To this information the defendant entered his plea of not guilty. Subsequently defendant filed a motion to withdraw his plea for the purpose of filing a motion to quash and set aside the information. The motion was granted. Defendant then by written motion attacked the validity of the information, asserting among other things that the information fails to state facts constituting an offense by the defendant. It shall be unnecessary to encumber this opinion with a discussion of any other contention of error. The court has no legal alternative but to agree with the contention of defendant that the allegations of the information are wholly insufficient. The statute clearly defines `cleaning, dyeing or pressing business' and designates the elements constituting the offense. Title 59 O.S.A. § 741 [59-741] Section C defines it as follows:

"(C) `Cleaning, dyeing and/or pressing business' shall mean the operation of any establishment, plant, office, store or vehicle where dry cleaning, wet cleaning as a process incidental to dry cleaning, dyeing, spotting or finishing any fabric, is performed or rendered for a price or consideration, and where such service is sold, resold, or offered for sale or resale, and shall include the acceptance and transportation of any clothing or other fabric to be cleaned, pressed or dyed, whether such service shall be rendered by the person so accepting or transporting such fabrics or by others."

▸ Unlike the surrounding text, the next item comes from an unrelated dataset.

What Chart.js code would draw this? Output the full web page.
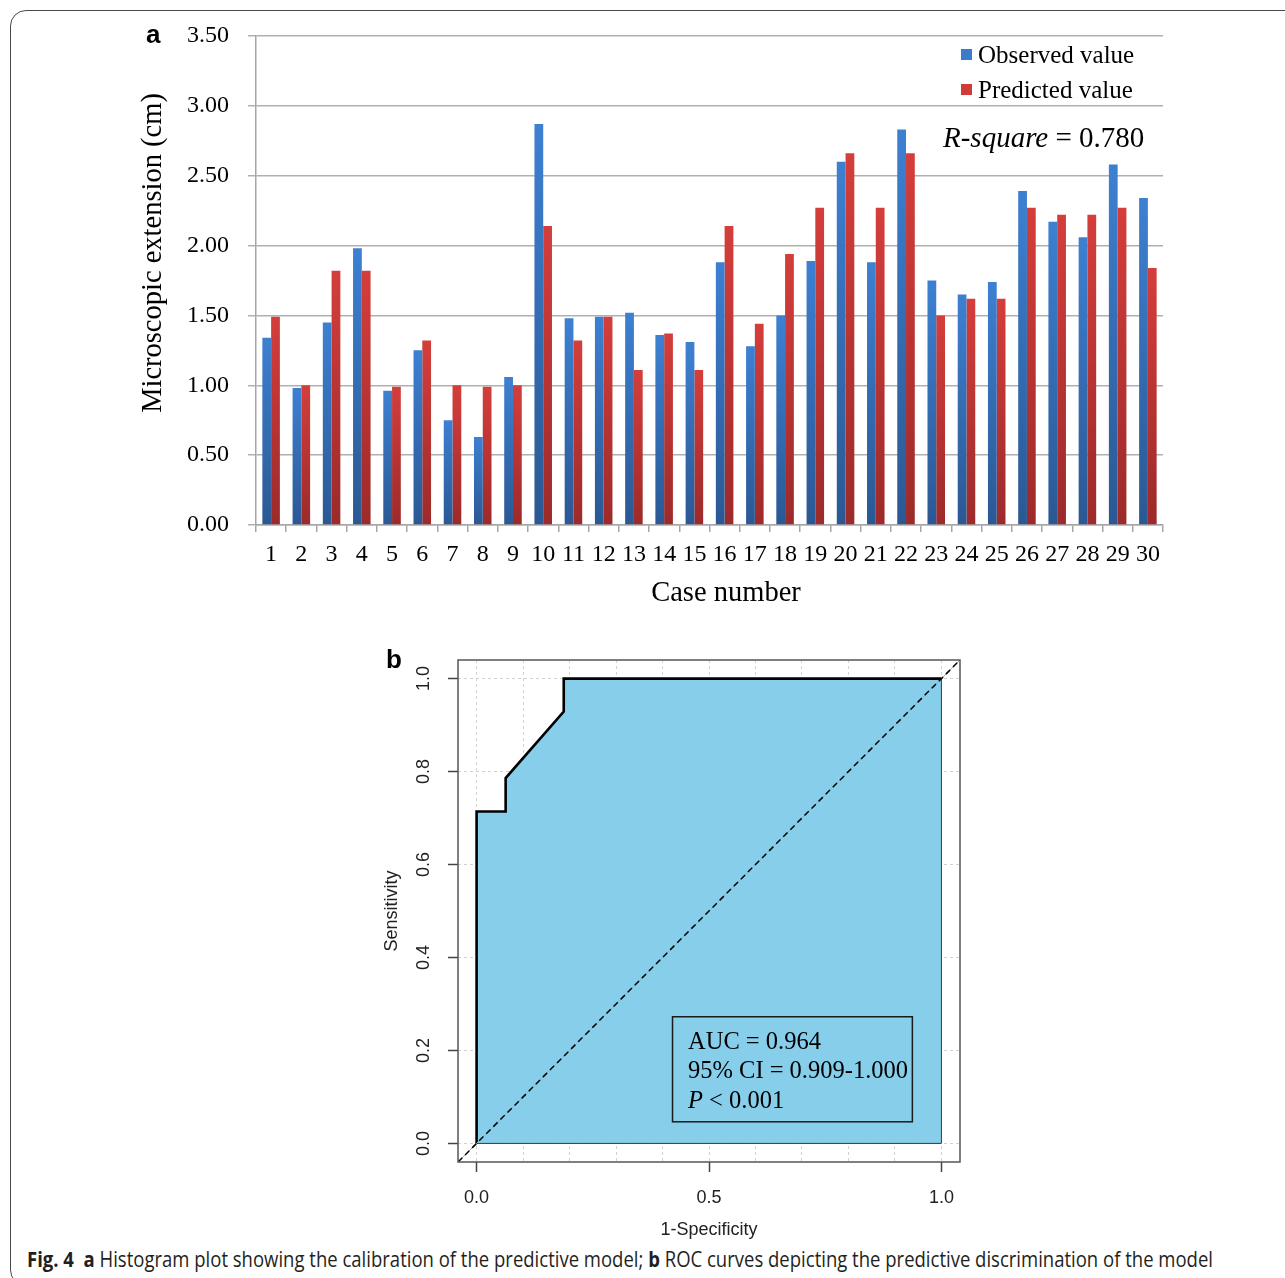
<!DOCTYPE html>
<html><head><meta charset="utf-8">
<script src="https://cdn.jsdelivr.net/npm/chart.js@4.4.1/dist/chart.umd.min.js"></script>
<style>
html,body{margin:0;padding:0;background:#fff;width:1285px;height:1278px;overflow:hidden;position:relative;}
#frame{position:absolute;left:10px;top:10px;width:1300px;height:1276px;border:1.5px solid #4a4a4a;border-radius:16px;box-sizing:border-box;}
#c1{position:absolute;left:0;top:0;}
#c2{position:absolute;left:360px;top:630px;}
.panel{position:absolute;font-family:"Liberation Sans",Arial,sans-serif;font-weight:bold;color:#000;line-height:1;}
#caption{position:absolute;left:27px;top:1247px;white-space:nowrap;font-family:"Liberation Sans Narrow","Open Sans",sans-serif;font-size:21px;line-height:24px;transform-origin:0 0;color:#231f20;}
#caption b{font-weight:bold;}
</style></head>
<body>
<div id="frame"></div>
<canvas id="c1" width="1285" height="625"></canvas>
<canvas id="c2" width="640" height="615"></canvas>
<div class="panel" style="left:146px;top:21px;font-size:26px;">a</div>
<div class="panel" style="left:386px;top:646px;font-size:26px;">b</div>
<div id="caption"><b>Fig. 4</b>&nbsp; <b>a</b> Histogram plot showing the calibration of the predictive model; <b>b</b> ROC curves depicting the predictive discrimination of the model</div>
<script>
// ---------- Panel a data ----------
const caseNumbers = ['1','2','3','4','5','6','7','8','9','10','11','12','13','14','15','16','17','18','19','20','21','22','23','24','25','26','27','28','29','30'];
const observedValues = [1.34,0.98,1.45,1.98,0.96,1.25,0.75,0.63,1.06,2.87,1.48,1.49,1.52,1.36,1.31,1.88,1.28,1.50,1.89,2.60,1.88,2.83,1.75,1.65,1.74,2.39,2.17,2.06,2.58,2.34];
const predictedValues = [1.49,1.00,1.82,1.82,0.99,1.32,1.00,0.99,1.00,2.14,1.32,1.49,1.11,1.37,1.11,2.14,1.44,1.94,2.27,2.66,2.27,2.66,1.50,1.62,1.62,2.27,2.22,2.22,2.27,1.84];
const seriesLabels = ['Observed value','Predicted value'];
const barYTicks = [0,0.5,1,1.5,2,2.5,3,3.5];
const rSquareLabel = ['R-square', ' = 0.780'];
const barAxisTitles = { x: 'Case number', y: 'Microscopic extension (cm)' };

// ---------- Panel b data ----------
const rocFpr = [0, 0, 0.0625, 0.0625, 0.1875, 0.1875, 1];
const rocTpr = [0, 0.714, 0.714, 0.786, 0.929, 1, 1];
const polygonFpr = [0, 1, 1];
const polygonTpr = [0, 0, 1];
const diagFpr = [-0.04, 1.04];
const diagTpr = [-0.04, 1.04];
const rocXGrid = [0,0.1,0.2,0.3,0.4,0.5,0.6,0.7,0.8,0.9,1.0];
const rocXLabelled = [0, 0.5, 1.0];
const rocYGrid = [0,0.2,0.4,0.6,0.8,1.0];
const aucLines = ['AUC = 0.964', '95% CI = 0.909-1.000', 'P < 0.001'];

const SERIF = '"Liberation Serif","Times New Roman",serif';
const SANS = '"Liberation Sans",Arial,sans-serif';

function barGradient(top, bottom) {
  return (ctx) => {
    const chart = ctx.chart;
    if (!chart.chartArea || ctx.type !== 'data' || !chart.scales.y) return top;
    const ys = chart.scales.y;
    const v = ctx.parsed ? ctx.parsed.y : ctx.raw;
    const y0 = ys.getPixelForValue(v), y1 = ys.getPixelForValue(0);
    if (!isFinite(y0) || !isFinite(y1) || Math.abs(y1 - y0) < 1) return top;
    const g = chart.ctx.createLinearGradient(0, y0, 0, y1);
    g.addColorStop(0, top); g.addColorStop(1, bottom);
    return g;
  };
}
const swatch = ['#3a7bcc', '#d03c3a'];

const barAnnotations = {
  id: 'barAnnotations',
  afterDraw(chart) {
    const c = chart.ctx;
    const area = chart.chartArea;
    c.save();
    // legend
    c.font = '25px ' + SERIF;
    c.textBaseline = 'alphabetic';
    chart.data.datasets.forEach((ds, i) => {
      const y = 63 + i * 35;
      c.fillStyle = swatch[i];
      c.fillRect(area.right - 202, y - 14, 11, 11);
      c.fillStyle = '#000';
      c.fillText(ds.label, area.right - 185, y);
    });
    // R-square
    let x = area.right - 220;
    c.font = 'italic 29px ' + SERIF;
    c.fillText(rSquareLabel[0], x, 147);
    x += c.measureText(rSquareLabel[0]).width;
    c.font = '29px ' + SERIF;
    c.fillText(rSquareLabel[1], x, 147);
    // axis titles
    c.font = '28.5px ' + SERIF;
    c.textAlign = 'center';
    c.textBaseline = 'middle';
    c.fillText(barAxisTitles.x, area.left + 470, 594);
    c.translate(154, area.top + 217);
    c.rotate(-Math.PI / 2);
    c.fillText(barAxisTitles.y, 0, 0);
    c.restore();
  }
};

new Chart(document.getElementById('c1'), {
  type: 'bar',
  data: {
    labels: caseNumbers,
    datasets: [
      { label: seriesLabels[0], data: observedValues, backgroundColor: barGradient('#3d80d2', '#2b5893'), borderWidth: 0 },
      { label: seriesLabels[1], data: predictedValues, backgroundColor: barGradient('#d43e3b', '#9c2a2a'), borderWidth: 0 }
    ]
  },
  options: {
    responsive: false, animation: false, devicePixelRatio: 1,
    layout: { padding: { left: 0, top: 36, right: 122, bottom: 0 } },
    datasets: { bar: { categoryPercentage: 0.58, barPercentage: 1.0 } },
    plugins: { legend: { display: false }, tooltip: { enabled: false } },
    scales: {
      x: {
        afterFit(s) { s.height = 100; },
        grid: { drawOnChartArea: false, drawTicks: true, tickLength: 7, color: '#a6a6a6', lineWidth: 1.5, offset: true },
        border: { display: true, color: '#a6a6a6', width: 1.5 },
        ticks: { font: { family: SERIF, size: 24 }, color: '#000', padding: 8, maxRotation: 0, autoSkip: false },
        title: { display: false }
      },
      y: {
        min: 0, max: 3.5,
        afterFit(s) { s.width = 256; },
        afterBuildTicks(s) { s.ticks = barYTicks.map(v => ({ value: v })); },
        grid: { color: '#b0b0b0', lineWidth: 1.5, tickLength: 8, drawTicks: true },
        border: { display: true, color: '#a6a6a6', width: 1.5 },
        ticks: { font: { family: SERIF, size: 24 }, color: '#000', padding: 19, callback: v => Number(v).toFixed(2) },
        title: { display: false }
      }
    }
  },
  plugins: [barAnnotations]
});

// ---------- Panel b ----------
const toPts = (xs, ys) => xs.map((x, i) => ({ x: x, y: ys[i] }));
const isLabelled = v => rocXLabelled.some(l => Math.abs(l - v) < 1e-6);

const rocDecor = {
  id: 'rocDecor',
  afterDatasetsDraw(chart) {
    const c = chart.ctx, a = chart.chartArea;
    const xs = chart.scales.x, ys = chart.scales.y;
    c.save();
    // AUC box
    const bx0 = xs.getPixelForValue(0.4215), bx1 = xs.getPixelForValue(0.9375);
    const by0 = ys.getPixelForValue(0.2725), by1 = ys.getPixelForValue(0.0465);
    c.strokeStyle = '#1a1a1a'; c.lineWidth = 1.5;
    c.strokeRect(bx0, by0, bx1 - bx0, by1 - by0);
    c.fillStyle = '#000';
    c.textBaseline = 'alphabetic';
    const tx = bx0 + 15.5;
    c.font = '24.5px ' + SERIF;
    c.fillText(aucLines[0], tx, by0 + 32);
    c.fillText(aucLines[1], tx, by0 + 61.5);
    c.font = 'italic 24.5px ' + SERIF;
    const p = aucLines[2].charAt(0);
    c.fillText(p, tx, by0 + 91);
    const pw = c.measureText(p).width;
    c.font = '24.5px ' + SERIF;
    c.fillText(aucLines[2].slice(1), tx + pw, by0 + 91);
    // plot box
    c.strokeStyle = '#555'; c.lineWidth = 1.5;
    c.strokeRect(a.left, a.top, a.right - a.left, a.bottom - a.top);
    c.restore();
  }
};

new Chart(document.getElementById('c2'), {
  type: 'line',
  data: {
    datasets: [
      { label: 'ROC', data: toPts(rocFpr, rocTpr), borderColor: '#000', borderWidth: 2.6, fill: 'origin', backgroundColor: '#87ceeb', pointRadius: 0, tension: 0, order: 4 },
      { label: 'AUC polygon', data: toPts(polygonFpr, polygonTpr), borderColor: '#3a3a3a', borderWidth: 1, fill: false, pointRadius: 0, order: 3 },
      { label: 'identity', data: toPts(diagFpr, diagTpr), borderColor: '#a9a9a9', borderWidth: 1, fill: false, pointRadius: 0, order: 2 },
      { label: 'reference', data: toPts(diagFpr, diagTpr), borderColor: '#000', borderWidth: 1.5, borderDash: [6, 4], fill: false, pointRadius: 0, order: 1 }
    ]
  },
  options: {
    responsive: false, animation: false, devicePixelRatio: 1,
    layout: { padding: { left: 0, top: 30, right: 40, bottom: 0 } },
    plugins: { legend: { display: false }, tooltip: { enabled: false } },
    scales: {
      x: {
        type: 'linear', min: -0.04, max: 1.04,
        afterFit(s) { s.height = 83; },
        afterBuildTicks(s) { s.ticks = rocXGrid.map(v => ({ value: v })); },
        grid: { color: '#d2d2d2', lineWidth: 1, tickLength: 10, tickWidth: 1.5,
                tickColor: ctx => (ctx.tick && isLabelled(ctx.tick.value)) ? '#444' : 'rgba(0,0,0,0)' },
        border: { display: false, dash: [3, 3] },
        ticks: { font: { family: SANS, size: 18 }, color: '#222', padding: 15, maxRotation: 0, autoSkip: false,
                 callback: v => isLabelled(v) ? Number(v).toFixed(1) : '' },
        title: { display: true, text: '1-Specificity', font: { family: SANS, size: 18 }, color: '#222', padding: { top: 0, bottom: 4 } }
      },
      y: {
        type: 'linear', min: -0.04, max: 1.04,
        afterFit(s) { s.width = 98; },
        afterBuildTicks(s) { s.ticks = rocYGrid.map(v => ({ value: v })); },
        grid: { color: '#d2d2d2', lineWidth: 1, tickLength: 10, tickWidth: 1.5, tickColor: '#444' },
        border: { display: false, dash: [3, 3] },
        ticks: { font: { family: SANS, size: 18 }, color: '#222', padding: 11, minRotation: 90, maxRotation: 90, crossAlign: 'center', autoSkip: false,
                 callback: v => Number(v).toFixed(1) },
        title: { display: true, text: 'Sensitivity', font: { family: SANS, size: 18 }, color: '#222', padding: { top: 21, bottom: 0 } }
      }
    }
  },
  plugins: [rocDecor]
});

// fit caption width to reference
const cap = document.getElementById('caption');
const w = cap.getBoundingClientRect().width;
cap.style.transform = 'scaleX(' + (1186 / w) + ')';
</script>
</body></html>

¶3 It is readily observed that the important element contained in the definition is "for a price or consideration". The information fails to allege by inference or otherwise that defendant conducted said business for price or consideration. No doubt the legislature intended that the price or consideration be the paramount element of the offense. If this were not true every housewife would find herself in violation of the statute by cleaning or pressing apparel for her children or husband. Your writer's wife could have been in direct violation were it not for the provision requiring a price or consideration as an element of the offense. This question has not been before the Court as it effects a violation of the statute as to cleaners and pressers. However, it has been passed on as to other offense. In the case of Morgan v. State, 7 Okl.Cr. 45, 121 P. 1088, this Court said: an indictment charging a person with playing a game of poker, without stating that it was for money or other representative of value, held not to state a public offense.

¶4 Also see Gardner v. State, 10 Okl.Cr. 687, 140 P. 1195.

¶5 This Court is of the opinion that the information failed to allege the elements of an offense and therefore is fatally defective. The court erred in overruling defendant's motion attacking the validity of the information. The judgment and sentence is hereby reversed and the cause remanded for a new trial.

POWELL, P.J., and BRETT, J., concur.